Minnesota's payday loan borrowers have kicked off the new year with a fresh coat of financial protection thanks to a law that went into effect on Jan. 1. Capping short-term loan interest at 36%, the measure is seen as a move to rein in the side effects of desperate lending practices. Minnesotans previously faced interest rates as high as 291% on these loans, a burden that often led to spiraling debt.

Missy Juliette, who sits on the board of Exodus Lending and once found herself ensnared by high-interest loans, knows the relief such legislation can bring. "I thought it would be a one-time fix, a one-time thing, and it was not," Juliette said. After taking out four loans to keep up with her financial struggle, and facing the threat of wage garnishment, programs like Exodus Lending, which helped her out of her situation, have become personal beacons of hope, according to CBS News Minnesota.

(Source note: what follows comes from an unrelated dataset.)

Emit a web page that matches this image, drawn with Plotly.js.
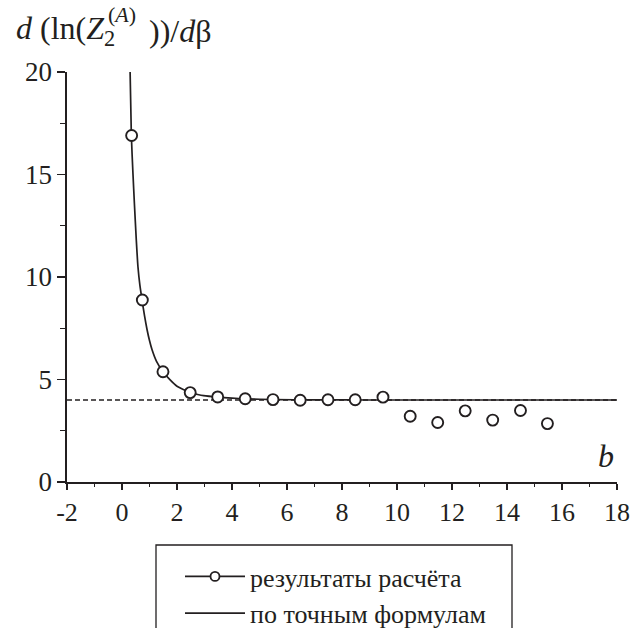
<!DOCTYPE html>
<html>
<head>
<meta charset="utf-8">
<script src="https://cdn.plot.ly/plotly-3.0.1.min.js"></script>
<style>
html,body{margin:0;padding:0;background:#fff;}
#chart{width:637px;height:628px;}
</style>
</head>
<body>
<div id="chart"></div>
<script>
// ---- data ----
const pointsX = [0.35, 0.74, 1.49, 2.48, 3.48, 4.48, 5.49, 6.48, 7.49, 8.48, 9.49, 10.48, 11.48, 12.48, 13.48, 14.49, 15.47];
const pointsY = [16.9, 8.88, 5.38, 4.36, 4.15, 4.06, 4.02, 3.99, 4.01, 4.01, 4.14, 3.21, 2.90, 3.47, 3.02, 3.49, 2.85];
const curveX = [0.295, 0.34, 0.40, 0.45, 0.52, 0.58, 0.65, 0.73, 0.82, 0.91, 1.0, 1.09, 1.25, 1.49, 1.75, 2.0, 2.25, 2.48, 2.75, 2.97, 3.48, 4.0, 4.48, 5.5, 7.0, 9.0, 12.0, 18.0];
const curveY = [20.0, 16.9, 15.0, 13.6, 11.8, 10.5, 9.6, 8.87, 8.1, 7.44, 6.9, 6.46, 5.9, 5.38, 4.98, 4.67, 4.50, 4.37, 4.27, 4.21, 4.14, 4.09, 4.06, 4.02, 4.01, 4.0, 4.0, 4.0];
const asymX = [-2, 18];
const asymY = [4, 4];
const xTickVals = [-2, 0, 2, 4, 6, 8, 10, 12, 14, 16, 18];
const xTickText = ["-2", "0", "2", "4", "6", "8", "10", "12", "14", "16", "18"];
const yTickVals = [0, 5, 10, 15, 20];
const yTickText = ["0", "5", "10", "15", "20"];
const legendPoints = "результаты расчёта";
const legendCurve = "по точным формулам";

// ---- layout helpers ----
const W = 637, H = 628, ML = 67, MR = 20, MT = 72, MB = 146;
const PW = W - ML - MR, PH = H - MT - MB;
const px2x = p => (p - ML) / PW;
const px2y = p => (H - MB - p) / PH;
const INK = '#231f20';
const FONT = 'Liberation Serif';

const traces = [
  { // legend entry for the computed points (line + circle symbol)
    x: [null], y: [null], mode: 'lines+markers', name: legendPoints,
    line: {color: INK, width: 1.6},
    marker: {symbol: 'circle', size: 9, color: '#fff', line: {color: INK, width: 1.8}},
    hoverinfo: 'skip', showlegend: true
  },
  {
    x: asymX, y: asymY, mode: 'lines', showlegend: false,
    line: {color: INK, width: 1.4, dash: '5px,3px'}, hoverinfo: 'skip'
  },
  {
    x: curveX, y: curveY, mode: 'lines', name: legendCurve, showlegend: true,
    line: {color: INK, width: 1.7, shape: 'spline', smoothing: 0.6}, hoverinfo: 'skip'
  },
  {
    x: pointsX, y: pointsY, mode: 'markers', showlegend: false, name: legendPoints,
    marker: {symbol: 'circle', size: 11, color: '#fff', line: {color: INK, width: 1.9}},
    hoverinfo: 'skip', cliponaxis: false
  }
];

const layout = {
  width: W, height: H,
  margin: {l: ML, r: MR, t: MT, b: MB, autoexpand: false},
  paper_bgcolor: '#fff', plot_bgcolor: '#fff',
  font: {family: FONT, color: INK, size: 24},
  showlegend: true,
  xaxis: {
    range: [-2, 18], showgrid: false, zeroline: false,
    showline: true, linecolor: INK, linewidth: 1.6,
    tickmode: 'array', tickvals: xTickVals, ticktext: xTickText,
    ticks: 'outside', ticklen: 6, tickwidth: 1.6, tickcolor: INK,
    minor: {dtick: 1, tick0: 0, ticks: 'outside', ticklen: 3, tickwidth: 1.4, tickcolor: INK, showgrid: false},
    tickfont: {family: FONT, size: 26, color: INK}
  },
  yaxis: {
    range: [0, 20], showgrid: false, zeroline: false,
    showline: true, linecolor: INK, linewidth: 1.6,
    tickmode: 'array', tickvals: yTickVals, ticktext: yTickText,
    ticks: 'outside', ticklen: 8, tickwidth: 1.6, tickcolor: INK,
    minor: {dtick: 2.5, tick0: 0, ticks: 'outside', ticklen: 5, tickwidth: 1.4, tickcolor: INK, showgrid: false},
    tickfont: {family: FONT, size: 27, color: INK}
  },
  legend: {
    x: px2x(180), y: px2y(553), xanchor: 'left', yanchor: 'top',
    xref: 'paper', yref: 'paper',
    bgcolor: 'rgba(0,0,0,0)', borderwidth: 0,
    font: {family: FONT, size: 26, color: INK},
    itemwidth: 60, traceorder: 'normal'
  },
  shapes: [
    {type: 'rect', xref: 'paper', yref: 'paper',
     x0: px2x(156), x1: px2x(512), y0: px2y(545), y1: px2y(660),
     line: {color: INK, width: 1.3}, fillcolor: 'rgba(0,0,0,0)'}
  ],
  annotations: [
    {xref: 'paper', yref: 'paper', x: px2x(14), y: px2y(31), xanchor: 'left', yanchor: 'middle',
     text: '<i>d</i> (ln(<i>Z</i><sub>2</sub>', showarrow: false, font: {family: FONT, size: 32, color: INK}},
    {xref: 'paper', yref: 'paper', x: px2x(106), y: px2y(14), xanchor: 'left', yanchor: 'middle',
     text: '(<i>A</i>)', showarrow: false, font: {family: FONT, size: 22, color: INK}},
    {xref: 'paper', yref: 'paper', x: px2x(147), y: px2y(31), xanchor: 'left', yanchor: 'middle',
     text: '))/<i>d</i>β', showarrow: false, font: {family: FONT, size: 32, color: INK}},
    {xref: 'paper', yref: 'paper', x: px2x(606), y: px2y(456), xanchor: 'center', yanchor: 'middle',
     text: '<i>b</i>', showarrow: false, font: {family: FONT, size: 32, color: INK}}
  ]
};

Plotly.newPlot('chart', traces, layout, {displayModeBar: false, staticPlot: true});
</script>
</body>
</html>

The law championed by Senator Judy Seeberger is aimed at preventing people like Juliette from getting trapped in a cycle of debt. Seeberger, vice-chair of the Commerce and Consumer Protection Committee, observed the detrimental pattern among borrowers. "The average number of payday loans that people would have would be six payday loans," she said. "Some people had nine or 15. They end up getting really expensive and getting people stuck in a trap they just can't get out of," as reported by CBS News Minnesota

The new regulations bring down the previous average interest rate of 202%, and aim to address predatory lending and its impacts on those facing financial hardship. "We are reducing barriers and obstacles for Minnesotans to help them recover from financial hardship and move towards the financial stability that will help them and, their families succeed," added Seeberger. The expanded access to character-based short-term loan programs, which are interest and fee-free, are an additional tool provided by the legislation to help those with limited access to mainstream financial products, as per Minnesota Senate DFL.